How Big Companies Can Save Innovation
In my latest Harvard Business Review article, "The New Corporate Garage," I argue that we're transitioning into a new age where forward-thinking corporations that blend entrepreneurial behaviors with existing capabilities can have massive impact. The article is a call to arms for corporate innovators to seize the opportunities that only a big company can realize and to corporate leaders to ensure they create a culture conducive to transformational innovation and impact.
Many still see large companies as the problem, not the solution. Hot new startups show up and are lauded daily. So it might seem counterintuitive to suggest that large companies are where the innovation action will be. But the shift has already begun. For example, one story in the article describes how Swiss agrichemical giant Syngenta leveraged existing crop protection products and deep relationships with retailers to develop a version of the "sachet" model popularized by consumer packaged goods companies. The uwezo program allows it to bring modern technologies to 4 million smallholders in Kenya.
The Syngenta story, like the other three case studies in the article, had a clear protagonist, a "corporate catalyst": someone who marshaled resources both inside and outside the company and built organizational support for the disruptive growth strategy.
Companies looking for their own corporate catalysts should ask three critical questions.
1. Do we take advantage of our global scale in the quest to identify up and coming talent?
Global giants have a hidden advantage in the battle to snag up-and-coming catalysts. While entrepreneurialism is growing in cities like Shanghai, Sao Paolo, and Jakarta, the scales remain tilted much more toward multinationals in these cities and indeed in many emerging markets.
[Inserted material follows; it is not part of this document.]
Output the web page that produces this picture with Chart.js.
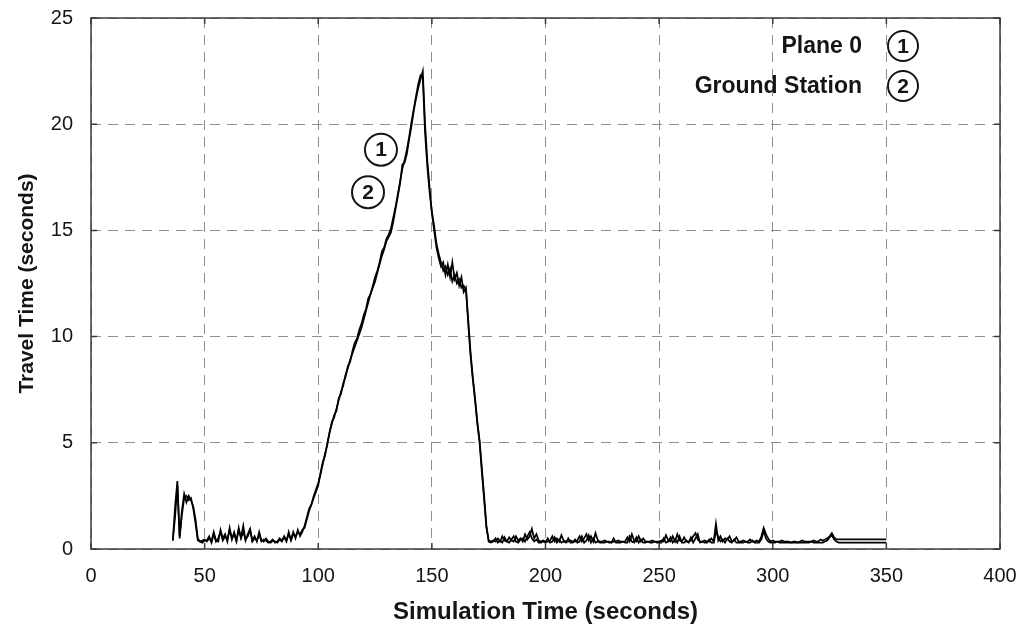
<!DOCTYPE html>
<html>
<head>
<meta charset="utf-8">
<script src="https://cdn.jsdelivr.net/npm/chart.js@4/dist/chart.umd.min.js"></script>
<style>
    html, body { margin: 0; padding: 0; background: #fff; }
    #chart { display: block; }
</style>
</head>
<body>
<canvas id="chart" width="1024" height="632"></canvas>
<script>
// one sample per second, first sample at T_START seconds
const T_START = 36;

const PLANE_0 = [
    0.4, 2.0, 3.2, 0.6, 1.8, 2.6, 2.2, 2.5, 2.3, 2.0,
    1.4, 0.5, 0.35, 0.4, 0.45, 0.35, 0.5, 0.35, 0.8, 0.4,
    0.35, 0.9, 0.5, 0.7, 0.35, 1.0, 0.45, 0.8, 0.4, 0.9,
    0.55, 1.1, 0.4, 0.7, 0.95, 0.4, 0.6, 0.35, 0.8, 0.4,
    0.35, 0.5, 0.35, 0.3, 0.4, 0.35, 0.3, 0.45, 0.35, 0.6,
    0.4, 0.7, 0.45, 0.8, 0.5, 0.9, 0.6, 0.8, 1.1, 1.5,
    1.9, 2.1, 2.5, 2.8, 3.1, 3.5, 4.0, 4.5, 4.9, 5.5,
    6.0, 6.2, 6.6, 7.0, 7.4, 7.7, 8.2, 8.5, 8.9, 9.2,
    9.5, 9.8, 10.1, 10.4, 10.8, 11.2, 11.6, 12.0, 12.3, 12.6,
    13.0, 13.4, 13.8, 14.1, 14.5, 14.7, 14.9, 15.4, 16.0, 16.6,
    17.2, 18.1, 18.2, 18.6, 19.3, 19.9, 20.6, 21.2, 21.7, 22.1,
    22.5, 20.0, 18.3, 17.0, 15.8, 15.0, 14.2, 13.7, 13.3, 13.5,
    12.9, 13.4, 12.8, 13.5, 12.7, 13.0, 12.4, 12.8, 12.1, 12.3,
    10.6, 9.1, 8.0, 7.0, 5.9, 5.0, 3.6, 2.3, 1.0, 0.4,
    0.35, 0.4, 0.35, 0.5, 0.35, 0.6, 0.4, 0.35, 0.55, 0.4,
    0.35, 0.6, 0.4, 0.5, 0.35, 0.7, 0.45, 0.6, 0.95, 0.5,
    0.7, 0.4, 0.35, 0.4, 0.35, 0.35, 0.4, 0.6, 0.35, 0.5,
    0.35, 0.65, 0.4, 0.35, 0.35, 0.4, 0.35, 0.35, 0.4, 0.6,
    0.35, 0.5, 0.7, 0.4, 0.6, 0.35, 0.75, 0.4, 0.35, 0.35,
    0.4, 0.35, 0.35, 0.3, 0.35, 0.35, 0.4, 0.35, 0.35, 0.35,
    0.55, 0.35, 0.7, 0.4, 0.35, 0.6, 0.35, 0.5, 0.35, 0.35,
    0.35, 0.4, 0.35, 0.35, 0.35, 0.4, 0.35, 0.65, 0.4, 0.35,
    0.6, 0.35, 0.7, 0.4, 0.35, 0.55, 0.35, 0.35, 0.4, 0.6,
    0.75, 0.45, 0.35, 0.35, 0.4, 0.35, 0.35, 0.5, 0.35, 1.2,
    0.4, 0.6, 0.35, 0.5, 0.45, 0.6, 0.35, 0.4, 0.55, 0.35,
    0.35, 0.4, 0.35, 0.35, 0.45, 0.35, 0.35, 0.4, 0.35, 0.6,
    1.0, 0.7, 0.5, 0.35, 0.4, 0.35, 0.35, 0.35, 0.4, 0.35,
    0.35, 0.35, 0.3, 0.35, 0.35, 0.3, 0.35, 0.4, 0.35, 0.35,
    0.35, 0.35, 0.4, 0.35, 0.35, 0.45, 0.4, 0.45, 0.5, 0.6,
    0.75, 0.55, 0.45, 0.45, 0.45, 0.45, 0.45, 0.45, 0.45, 0.45,
    0.45, 0.45, 0.45, 0.45, 0.45, 0.45, 0.45, 0.45, 0.45, 0.45,
    0.45, 0.45, 0.45, 0.45, 0.45
];

const GROUND_STATION = [
    0.4, 1.5, 3.0, 0.5, 1.6, 2.4, 2.5, 2.3, 2.4, 1.9,
    1.2, 0.4, 0.35, 0.3, 0.4, 0.4, 0.6, 0.3, 0.7, 0.35,
    0.5, 0.8, 0.4, 0.6, 0.45, 0.9, 0.5, 0.7, 0.35, 1.0,
    0.5, 0.8, 0.45, 0.6, 0.9, 0.35, 0.5, 0.4, 0.7, 0.35,
    0.45, 0.4, 0.3, 0.35, 0.45, 0.3, 0.35, 0.5, 0.4, 0.55,
    0.35, 0.8, 0.4, 0.7, 0.6, 0.8, 0.7, 0.9, 1.0, 1.4,
    1.8, 2.1, 2.4, 2.7, 3.0, 3.6, 4.1, 4.4, 5.0, 5.5,
    5.9, 6.3, 6.5, 7.1, 7.3, 7.8, 8.1, 8.6, 8.8, 9.3,
    9.7, 9.9, 10.3, 10.6, 11.0, 11.3, 11.8, 12.0, 12.4, 12.8,
    13.1, 13.5, 14.0, 14.2, 14.6, 14.8, 15.1, 15.6, 16.1, 16.7,
    17.3, 17.9, 18.3, 18.8, 19.4, 20.1, 20.7, 21.3, 21.9, 22.3,
    22.2, 19.6, 18.0, 16.8, 15.9, 15.2, 14.4, 13.9, 13.5, 13.1,
    13.3, 12.9, 13.2, 12.6, 12.9, 12.5, 12.7, 12.3, 12.4, 12.2,
    10.8, 9.3, 8.1, 7.1, 6.0, 5.1, 3.8, 2.5, 1.1, 0.35,
    0.3, 0.35, 0.5, 0.3, 0.4, 0.3, 0.55, 0.35, 0.3, 0.45,
    0.6, 0.35, 0.3, 0.45, 0.5, 0.35, 0.6, 0.8, 0.5, 0.35,
    0.45, 0.3, 0.3, 0.35, 0.3, 0.5, 0.3, 0.35, 0.55, 0.3,
    0.45, 0.3, 0.35, 0.3, 0.5, 0.3, 0.3, 0.45, 0.3, 0.35,
    0.6, 0.3, 0.4, 0.65, 0.3, 0.5, 0.3, 0.35, 0.3, 0.3,
    0.3, 0.35, 0.3, 0.3, 0.5, 0.3, 0.3, 0.3, 0.35, 0.3,
    0.3, 0.6, 0.35, 0.3, 0.55, 0.3, 0.45, 0.3, 0.3, 0.35,
    0.3, 0.3, 0.35, 0.3, 0.3, 0.3, 0.5, 0.3, 0.35, 0.55,
    0.3, 0.45, 0.3, 0.6, 0.3, 0.3, 0.4, 0.3, 0.55, 0.3,
    0.5, 0.7, 0.3, 0.35, 0.3, 0.3, 0.45, 0.3, 0.3, 0.8,
    0.6, 0.35, 0.45, 0.3, 0.5, 0.35, 0.3, 0.45, 0.3, 0.3,
    0.3, 0.3, 0.35, 0.3, 0.3, 0.4, 0.3, 0.3, 0.3, 0.45,
    0.85, 0.5, 0.35, 0.3, 0.3, 0.3, 0.35, 0.3, 0.3, 0.3,
    0.3, 0.3, 0.3, 0.3, 0.3, 0.3, 0.3, 0.3, 0.3, 0.3,
    0.3, 0.35, 0.3, 0.3, 0.3, 0.3, 0.3, 0.35, 0.4, 0.55,
    0.65, 0.45, 0.35, 0.3, 0.3, 0.3, 0.3, 0.3, 0.3, 0.3,
    0.3, 0.3, 0.3, 0.3, 0.3, 0.3, 0.3, 0.3, 0.3, 0.3,
    0.3, 0.3, 0.3, 0.3, 0.3
];

const X_TICKS = [0, 50, 100, 150, 200, 250, 300, 350, 400];
const Y_TICKS = [0, 5, 10, 15, 20, 25];
const SERIES_NAMES = ['Plane 0', 'Ground Station'];
const SERIES_MARKS = ['1', '2'];

const FONT = "'Liberation Sans', Arial, Helvetica, sans-serif";
const INK = '#151515';

function toPoints(values) {
    return values.map((v, i) => ({ x: T_START + i, y: v }));
}

function circledDigit(ctx, cx, cy, r, digit) {
    ctx.beginPath();
    ctx.arc(cx, cy, r, 0, Math.PI * 2);
    ctx.stroke();
    ctx.fillText(digit, cx, cy + 1);
}

// frame box, inward ticks, legend and the circled labels on the curves
const decorations = {
    id: 'decorations',
    afterDraw(chart) {
        const ctx = chart.ctx;
        const a = chart.chartArea;
        const xs = chart.scales.x;
        const ys = chart.scales.y;

        ctx.save();
        ctx.setLineDash([]);
        ctx.strokeStyle = '#3c3c3c';
        ctx.lineWidth = 1.5;
        ctx.strokeRect(a.left, a.top, a.right - a.left, a.bottom - a.top);

        ctx.beginPath();
        X_TICKS.forEach(v => {
            let px = xs.getPixelForValue(v);
            ctx.moveTo(px, a.bottom); ctx.lineTo(px, a.bottom - 6);
            ctx.moveTo(px, a.top); ctx.lineTo(px, a.top + 6);
        });
        Y_TICKS.forEach(v => {
            let py = ys.getPixelForValue(v);
            ctx.moveTo(a.left, py); ctx.lineTo(a.left + 6, py);
            ctx.moveTo(a.right, py); ctx.lineTo(a.right - 6, py);
        });
        ctx.stroke();

        // legend, top right
        ctx.fillStyle = INK;
        ctx.strokeStyle = INK;
        ctx.lineWidth = 2;
        ctx.textBaseline = 'middle';
        for (let i = 0; i < SERIES_NAMES.length; i++) {
            let rowY = a.top + 29 + i * 40;
            ctx.font = 'bold 23px ' + FONT;
            ctx.textAlign = 'right';
            ctx.fillText(SERIES_NAMES[i], a.right - 138, rowY);
            ctx.font = 'bold 21px ' + FONT;
            ctx.textAlign = 'center';
            circledDigit(ctx, a.right - 97, rowY - 1, 15, SERIES_MARKS[i]);
        }

        // labels placed beside the rising flank
        const markAt = [[127.6, 18.8], [121.9, 16.8]];
        ctx.font = 'bold 21px ' + FONT;
        for (let i = 0; i < markAt.length; i++) {
            let cx = xs.getPixelForValue(markAt[i][0]);
            let cy = ys.getPixelForValue(markAt[i][1]);
            circledDigit(ctx, cx, cy, 16, SERIES_MARKS[i]);
        }
        ctx.restore();
    }
};

const ctx = document.getElementById('chart').getContext('2d');

new Chart(ctx, {
    type: 'line',
    data: {
        datasets: [{
            label: SERIES_NAMES[0],
            data: toPoints(PLANE_0),
            borderColor: '#000',
            borderWidth: 1.7,
            pointRadius: 0,
            tension: 0
        }, {
            label: SERIES_NAMES[1],
            data: toPoints(GROUND_STATION),
            borderColor: '#000',
            borderWidth: 1.7,
            pointRadius: 0,
            tension: 0
        }]
    },
    options: {
        responsive: false,
        animation: false,
        layout: { padding: { top: 18, right: 24, left: 0, bottom: 0 } },
        plugins: {
            legend: { display: false },
            tooltip: { enabled: false }
        },
        scales: {
            x: {
                type: 'linear',
                min: 0,
                max: 400,
                afterBuildTicks: s => { s.ticks = X_TICKS.map(v => ({ value: v })); },
                afterFit: s => {
                    s.height = 83;
                    s.paddingLeft = 0;
                    s.paddingRight = 0;
                },
                grid: { color: '#8f8f8f', lineWidth: 1, drawTicks: false },
                border: { display: false, dash: [10, 7] },
                ticks: {
                    color: INK,
                    padding: 15,
                    maxRotation: 0,
                    font: { family: FONT, size: 20 }
                },
                title: {
                    display: true,
                    text: 'Simulation Time (seconds)',
                    color: INK,
                    padding: { top: 0, bottom: 5 },
                    font: { family: FONT, size: 24, weight: 'bold' }
                }
            },
            y: {
                min: 0,
                max: 25,
                afterBuildTicks: s => { s.ticks = Y_TICKS.map(v => ({ value: v })); },
                afterFit: s => {
                    s.width = 91;
                    s.paddingTop = 0;
                    s.paddingBottom = 0;
                },
                grid: { color: '#8f8f8f', lineWidth: 1, drawTicks: false },
                border: { display: false, dash: [10, 7] },
                ticks: {
                    color: INK,
                    padding: 18,
                    font: { family: FONT, size: 20 }
                },
                title: {
                    display: true,
                    text: 'Travel Time (seconds)',
                    color: INK,
                    padding: { top: 15, bottom: 0 },
                    font: { family: FONT, size: 21, weight: 'bold' }
                }
            }
        }
    },
    plugins: [decorations]
});
</script>
</body>
</html>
Consider IBM. The company has more than 400,000 employees spread around the world. It has the resources to search for and assimilate the world's best talent and further shape and refine it. A two-person Silicon Valley startup simply doesn't have that ability.
Beyond sourcing talent globally, IBM works to spread that talent throughout its organization. During a recent panel discussion, "Does Asia have the talent to lead innovation in the 21st century?", IBM Talent VP Diane Gherson told me how the company is shifting from historical models where a handful of senior executives would serve lengthy expatriate assignments to new models featuring shorter assignments for younger employees. It's just one way that "Big Blue" makes sure it takes full advantage of its global scale.
2. Does our internal environment support the work done by potential catalysts?
Companies have to make sure they don't end up attracting and training people who go and join up-and-coming attackers. One component is a culture of innovation, where people follow behaviors consistent with successful innovation without having to think about it or fight against corporate systems. Companies should pay particular attention to the degree to which they support the common behaviors that allow catalysts to have impact. In general, catalysts:
- Approach innovation holistically, thinking not just about features and functions, but about new ways to raise market awareness, distribute, finance, and even organize.
- Activate resources beyond their immediate control. As Colin Harrison from IBM (who helped catalyze IBM's Smarter Cities initiative) noted, "I work with several hundred people, but no one reports to me. In a company of this size, if you are persistent enough, you can find people with all kinds of skills."
- Engage external partners to amplify their corporate impact.
Organizations with cultures that don't support these behaviors are more likely to snuff the potential of their catalysts.
3. Are we as innovative in our approach to talent identification and development as we are in our efforts to develop new products and services?
Big companies should use innovative means to find and nurture future catalysts. For example, during that same panel discussion, Kari Reston from Standard Chartered described a number of innovative approaches that the bank has followed to attract young talent. Last year it held a contest to find the "world's coolest intern" who Tweeted and blogged about the company's launch of its mobile banking tool, Breeze.
Global companies should take advantage of the fact that they can run these kinds of targeted experiments, and then ensure they have mechanisms to replicate and transfer high-impact approaches.
Innovation is, and always will be, an intensely human activity. Global companies that harness their immense resources to cultivate a unique ability to attract, retain, and develop the catalysts who can release and amplify historically constrained innovation energy will receive innovation dividends for years to come.